Действительно, поведение обвиняемых на процессах в Советском Союзе выходит далеко за рамки, понятные обычному человеческому уму. Неудивительно, что неискушенные наблюдатели в стремлении проникнуть в суть происходящего предполагают здесь загадку и выдвигают версию об уколах, известных только «медицине НКВД». Такую возможность должны, разумеется, учесть западные ученые. Но и самый простой, необразованный человек задаст вопрос: неужели возможны инъекции, заставляющие людей вспоминать имена, цифры, произносить многочасовые речи — и все это вопреки внутренней правде, скрытой в подсознании?
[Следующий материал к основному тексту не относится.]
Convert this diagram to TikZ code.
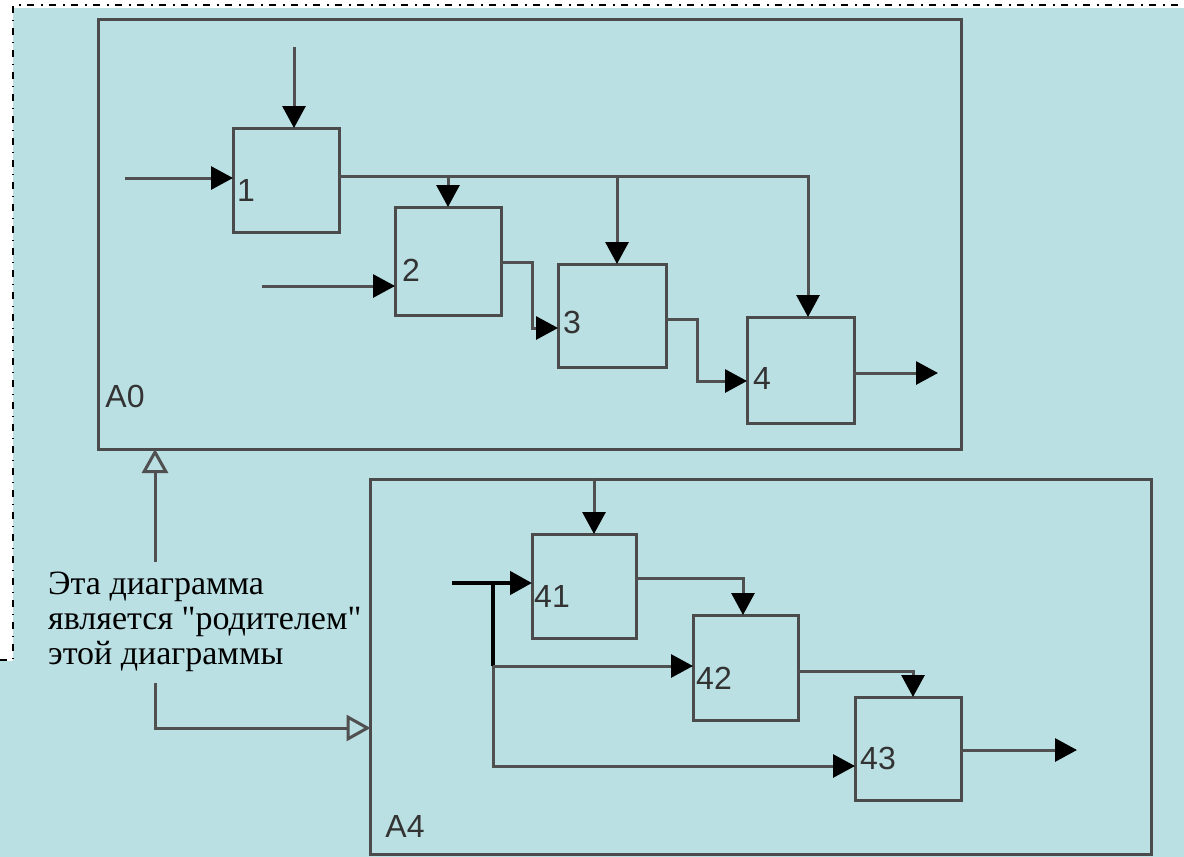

Существуют препараты, ослабляющие волю человека и лишающие его способности скрыть правду. Но неужели существует и «укол лжи»? Стоит задать этот вопрос, как напрашивается вывод: в признаниях обвиняемых есть много ужасного, но ничего таинственного нет.
Предположение, что обычные способы давления вроде побоев или пыток не являются решающим фактором в получении «признаний», наверняка вызовет утверждение, что мой личный опыт, приобретенный во время допросов, недостаточен, неполон. Это правда. Меня не пытали, не били. Мне только угрожали в управлении НКВД и в Лукишках «другими средствами», которые заставят меня согласиться с мнением следователя, но эти угрозы так и не были выполнены. Могу привести дополнительные свидетельства в пользу НКВД. В тюрьме и в бараках «исправительного» лагеря мне пришлось беседовать с сотнями заключенных. Никого из них не били и не пытали. Кто-то, правда, слышал, что следователи избили нескольких польских офицеров. Польский капитан, мой сокамерник, рассказывал, что во время одного из допросов следователь поднес пистолет к его носу и сказал: «Понюхай — поймешь, что тебя ждет». Холод металла вызвал неприятное чувство. Но и капитана никто не бил.
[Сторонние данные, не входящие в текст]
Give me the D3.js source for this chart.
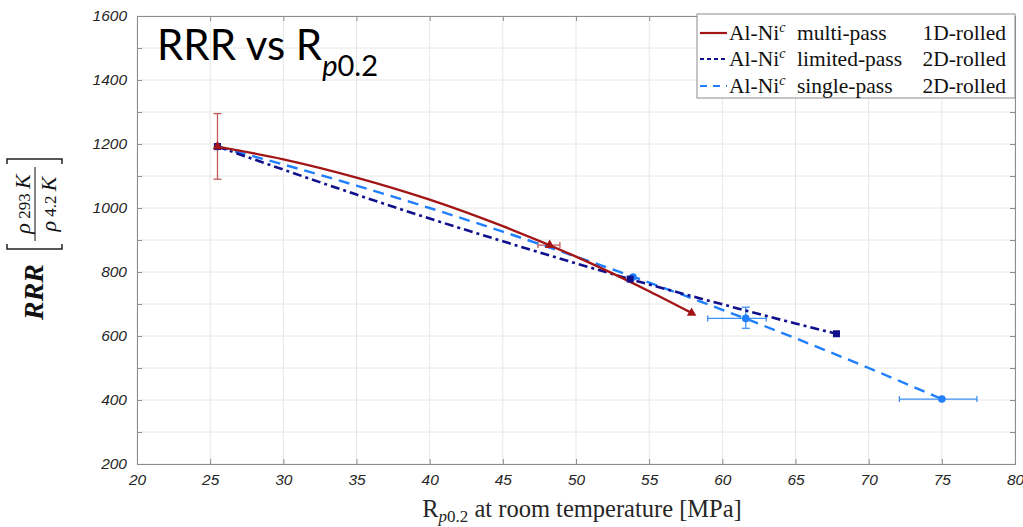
<!DOCTYPE html>
<html><head><meta charset="utf-8">
<script src="https://cdn.jsdelivr.net/npm/d3@7"></script>
<style>html,body{margin:0;padding:0;background:#fff;}svg{display:block;}</style>
</head><body>
<svg id="chart" width="1023" height="527"></svg>
<script>
// ---- data ----
const xTicks = [20,25,30,35,40,45,50,55,60,65,70,75,80];
const yTicks = [200,400,600,800,1000,1200,1400,1600];
const yMinor = [200,300,400,500,600,700,800,900,1000,1100,1200,1300,1400,1500,1600];

const multiX = [25.5, 48.2, 57.9];
const multiY = [1192, 884, 672];
const multiCurveX = [25.5, 30, 35, 40, 45, 50, 55, 57.9];
const multiCurveY = [1192, 1152, 1095, 1026, 943, 848, 740, 672];
const multiErrY = [{x:25.5, lo:1090, hi:1295}];
const multiErrX = [{y:884, lo:47.4, hi:48.9}];

// limited-pass 2D-rolled
const limX = [25.5, 53.7, 67.8];
const limY = [1192, 778, 607];
const limCurveX = [25.5, 30, 35, 40, 45, 50, 55, 60, 65, 67.8];
const limCurveY = [1192, 1120, 1042, 967, 896, 827, 761, 699, 639, 607];

// single-pass 2D-rolled
const singX = [25.5, 53.9, 61.6, 75];
const singY = [1192, 784, 655, 403];
const singCurveX = [25.5, 30, 35, 40, 45, 50, 55, 60, 65, 70, 75];
const singCurveY = [1192, 1136, 1070, 1000, 926, 848, 767, 682, 593, 500, 403];
const singErrY = [{x:61.6, lo:624, hi:690}];
const singErrX = [{y:655, lo:59.0, hi:63.0}, {y:403, lo:72.1, hi:77.4}];

const seriesNames = ["multi-pass", "limited-pass", "single-pass"];
const seriesRolled = ["1D-rolled", "2D-rolled", "2D-rolled"];

// ---- drawing ----
const svg = d3.select("#chart");
const L = 137, R = 1015, T = 16, B = 464;
const x = d3.scaleLinear().domain([20, 80]).range([L, R]);
const y = d3.scaleLinear().domain([200, 1600]).range([B, T]);

const cRed = "#a31515", cNavy = "#10108c", cBlue = "#1f7fff";
const cRedErr = "#c25a5a", cBlueErr = "#3d8ff5";

// grid
const grid = svg.append("g");
grid.selectAll("line.gx").data(xTicks).join("line")
  .attr("x1", d => x(d)).attr("x2", d => x(d)).attr("y1", T).attr("y2", B)
  .attr("stroke", "#e6e6e6").attr("stroke-width", 1);
grid.selectAll("line.gy").data(yMinor).join("line")
  .attr("x1", L).attr("x2", R).attr("y1", d => y(d)).attr("y2", d => y(d))
  .attr("stroke", "#e6e6e6").attr("stroke-width", 1);

// axes
const tickFont = "'Liberation Sans', Arial, sans-serif";
const axB = svg.append("g").attr("transform", `translate(0,${B})`)
  .call(d3.axisBottom(x).tickValues(xTicks).tickSize(-5).tickPadding(10).tickFormat(d3.format("d")));
const axT = svg.append("g").attr("transform", `translate(0,${T})`)
  .call(d3.axisTop(x).tickValues(xTicks).tickSize(-5).tickFormat(""));
const axL = svg.append("g").attr("transform", `translate(${L},0)`)
  .call(d3.axisLeft(y).tickValues(yMinor).tickSize(-5).tickPadding(10)
    .tickFormat(d => yTicks.includes(d) ? d : ""));
const axR = svg.append("g").attr("transform", `translate(${R},0)`)
  .call(d3.axisRight(y).tickValues(yMinor).tickSize(-5).tickFormat(""));
[axB, axT, axL, axR].forEach(a => {
  a.select(".domain").attr("stroke", "#8c8c8c");
  a.selectAll(".tick line").attr("stroke", "#8c8c8c");
  a.selectAll(".tick text").attr("font-family", tickFont).attr("font-style", "italic")
    .attr("font-size", 15.5).attr("fill", "#262626");
});

// lines
const line = d3.line().x(d => x(d[0])).y(d => y(d[1])).curve(d3.curveMonotoneX);
const zip = (a, b) => a.map((v, i) => [v, b[i]]);
const plot = svg.append("g");

// error bars
function errY(data, col) {
  data.forEach(e => {
    plot.append("line").attr("x1", x(e.x)).attr("x2", x(e.x)).attr("y1", y(e.lo)).attr("y2", y(e.hi))
      .attr("stroke", col).attr("stroke-width", 1.3);
    [e.lo, e.hi].forEach(v => plot.append("line").attr("x1", x(e.x) - 4).attr("x2", x(e.x) + 4)
      .attr("y1", y(v)).attr("y2", y(v)).attr("stroke", col).attr("stroke-width", 1.3));
  });
}
function errX(data, col) {
  data.forEach(e => {
    plot.append("line").attr("y1", y(e.y)).attr("y2", y(e.y)).attr("x1", x(e.lo)).attr("x2", x(e.hi))
      .attr("stroke", col).attr("stroke-width", 1.3);
    [e.lo, e.hi].forEach(v => plot.append("line").attr("y1", y(e.y) - 3).attr("y2", y(e.y) + 3)
      .attr("x1", x(v)).attr("x2", x(v)).attr("stroke", col).attr("stroke-width", 1.3));
  });
}
errY(multiErrY, cRedErr);
errX(multiErrX, cRedErr);
errY(singErrY, cBlueErr);
errX(singErrX, cBlueErr);

plot.append("path").attr("d", line(zip(singCurveX, singCurveY))).attr("fill", "none")
  .attr("stroke", cBlue).attr("stroke-width", 2.4).attr("stroke-dasharray", "11,7");
plot.append("path").attr("d", line(zip(limCurveX, limCurveY))).attr("fill", "none")
  .attr("stroke", cNavy).attr("stroke-width", 2.6).attr("stroke-dasharray", "9,4,3,4");
plot.append("path").attr("d", line(zip(multiCurveX, multiCurveY))).attr("fill", "none")
  .attr("stroke", cRed).attr("stroke-width", 2.4);

// markers
plot.selectAll("circle.s").data(zip(singX, singY)).join("circle")
  .attr("cx", d => x(d[0])).attr("cy", d => y(d[1])).attr("r", 3.8).attr("fill", cBlue);
plot.selectAll("rect.l").data(zip(limX, limY)).join("rect")
  .attr("x", d => x(d[0]) - 3.5).attr("y", d => y(d[1]) - 3.5).attr("width", 7).attr("height", 7).attr("fill", cNavy);
const tri = d3.symbol().type(d3.symbolTriangle).size(40);
plot.selectAll("path.m").data(zip(multiX, multiY)).join("path")
  .attr("transform", d => `translate(${x(d[0])},${y(d[1])})`).attr("d", tri).attr("fill", cRed);

// legend
const lg = svg.append("g");
lg.append("rect").attr("x", 697).attr("y", 14).attr("width", 318).attr("height", 84)
  .attr("fill", "#fff").attr("stroke", "#8c8c8c").attr("stroke-width", 1);
const serif = "'Liberation Serif', 'DejaVu Serif', serif";
const legCols = [cRed, cNavy, cBlue];
const legDash = [null, "4,3", "7,6"];
const rowY = [33, 59, 86];
seriesNames.forEach((name, i) => {
  const ly = rowY[i];
  lg.append("line").attr("x1", 700).attr("x2", 727).attr("y1", ly).attr("y2", ly)
    .attr("stroke", legCols[i]).attr("stroke-width", 2.2).attr("stroke-dasharray", legDash[i]);
  const t = lg.append("text").attr("x", 729).attr("y", ly + 6.5).attr("font-family", serif)
    .attr("font-size", 21.5).attr("fill", "#111");
  t.append("tspan").text("Al-Ni");
  t.append("tspan").text("c").attr("font-style", "italic").attr("font-size", 14).attr("dy", -8);
  lg.append("text").attr("x", 797).attr("y", ly + 6.5).attr("font-family", serif)
    .attr("font-size", 21.5).attr("fill", "#111").text(name);
  lg.append("text").attr("x", 1006).attr("y", ly + 6.5).attr("text-anchor", "end").attr("font-family", serif)
    .attr("font-size", 21.5).attr("fill", "#111").text(seriesRolled[i]);
});

// title
const title = svg.append("text").attr("x", 157).attr("y", 60)
  .attr("font-family", "Lato, 'Open Sans', sans-serif").attr("font-size", 42).attr("fill", "#000");
title.append("tspan").text("RRR vs R");
title.append("tspan").text("p").attr("font-style", "italic").attr("font-size", 29).attr("dy", 16);
title.append("tspan").text("0.2").attr("font-size", 29);

// x label
const xl = svg.append("text").attr("x", 582).attr("y", 517).attr("text-anchor", "middle")
  .attr("font-family", serif).attr("font-size", 24.5).attr("fill", "#262626");
xl.append("tspan").text("R");
xl.append("tspan").text("p").attr("font-style", "italic").attr("font-size", 17).attr("dy", 5);
xl.append("tspan").text("0.2").attr("font-size", 17);
xl.append("tspan").text(" at room temperature [MPa]").attr("dy", -5);

// y label (rotated)
const yl = svg.append("g").attr("transform", "translate(0,240) rotate(-90)");
yl.append("text").attr("x", -52).attr("y", 43).attr("text-anchor", "middle")
  .attr("font-family", serif).attr("font-weight", "bold").attr("font-style", "italic")
  .attr("font-size", 28).attr("fill", "#111").text("RRR");
const br = "#222";
yl.append("path").attr("d", "M-4,7 L-9,7 L-9,62 L-4,62").attr("fill", "none").attr("stroke", br).attr("stroke-width", 1.5);
yl.append("path").attr("d", "M76,7 L81,7 L81,62 L76,62").attr("fill", "none").attr("stroke", br).attr("stroke-width", 1.5);
yl.append("line").attr("x1", -1).attr("x2", 73).attr("y1", 35).attr("y2", 35).attr("stroke", br).attr("stroke-width", 1.1);
const num = yl.append("text").attr("x", 36).attr("y", 30).attr("text-anchor", "middle")
  .attr("font-family", serif).attr("font-size", 22).attr("fill", "#111");
num.append("tspan").text("ρ").attr("font-style", "italic");
num.append("tspan").text(" 293 ").attr("font-size", 17);
num.append("tspan").text("K").attr("font-style", "italic");
const den = yl.append("text").attr("x", 36).attr("y", 56).attr("text-anchor", "middle")
  .attr("font-family", serif).attr("font-size", 22).attr("fill", "#111");
den.append("tspan").text("ρ").attr("font-style", "italic");
den.append("tspan").text(" 4.2 ").attr("font-size", 17);
den.append("tspan").text("K").attr("font-style", "italic");
</script>
</body></html>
Возможно, обитателям Лукишек того периода повезло. Мы попали в тюрьму в период массовых арестов. Проводилась не особая, а обычная чистка: Литва два десятилетия находилась вне советского влияния, Красная армия осуществила «июньский переворот», и вслед за этим стражи революции произвели «профилактику». Тогда не готовились показательные процессы, и аресты должны были просто снять «подозрительную прослойку» из людей всех национальностей, всех общественных групп. Интеллигенты, военные, научные работники, политические деятели, в том числе коммунисты и их адвокаты, должны были исчезнуть бесшумно, по решению Особого совещания, заседавшего «где-то в Москве».
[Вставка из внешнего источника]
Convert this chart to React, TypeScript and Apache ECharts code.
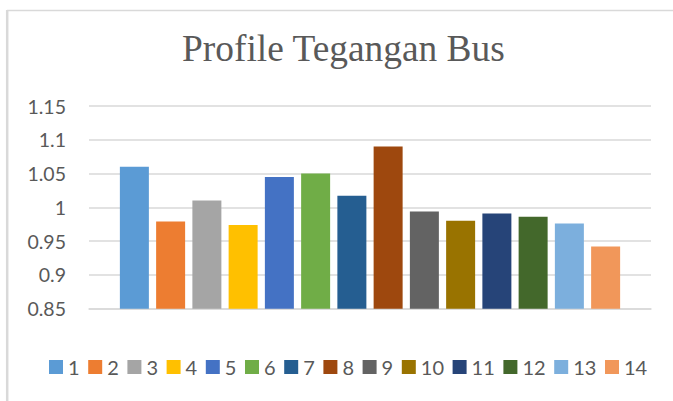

Мне тоже повезло. Я оказался в серой многотысячной массе заключенных, которым суждено было исчезнуть — со следствием или без него. Следователь был уверен в моей виновности и прямо заявил: «Был председателем Бейтара? — Значит, виновен!» Я не сомневался в своей правоте, и честно заявил: «Был — и невиновен!» Разумеется, мне и в голову не пришло отрицать, что «был», и этого признания оказалось достаточно для следователя и его начальства. Следователь хотел, правда, от меня не только свидетельства, что «был», но и признания, что я «виновен в том, что был». Он не лгал, что многие подписали такое признание. Кадровые военные признавали себя виновными в том, что были генералами или полковниками польской армии; высшие чиновники — в том, что были начальниками отделов в министерстве внутренних дел Литвы. Они подписывали заключительный протокол без пыток, без побоев, — чтобы кончились бессонные ночи, чтобы поскорее прекратились бесконечные душевные пытки. Один из моих сокамерников, старый майор, с которым меня связала особая дружба, рассказал, что он тоже обратил внимание на текст заключительного протокола и требовал его изменить. Ему тоже пришлось выслушать угрозы и увещевания, но он стоял на своем и подписал текст без слова «виновен». Но во время массовой «профилактики» НКВД, возможно, не придает особого значения нюансу, отделяющему формулировку «признаю, что был» от формулировки «признаю себя виновным в том, что был». Главное — «признание, что был» (предмет моей гордости и гордости сотен других заключенных) — у них в руках. И это все, что требуется.
Мой опыт, разумеется, далеко не полон. Я не признался, я не предстал перед судом. Но допустим, что советские следователи избивают и пытают особых подследственных, что, кстати, не запрещается ни одним советским законом… Один из заключенных, коммунист, рассказал мне о допросах в томской тюрьме. Однажды следователь, специалист своего дела, внезапно вскочил, выдернул ножку стула и принялся его избивать с монотонными криками: «Признаешься или нет? Признаешься или нет?» Заключенный, один из видных советских руководителей, просил следователя об одном: не бить по сердцу, по его больному сердцу.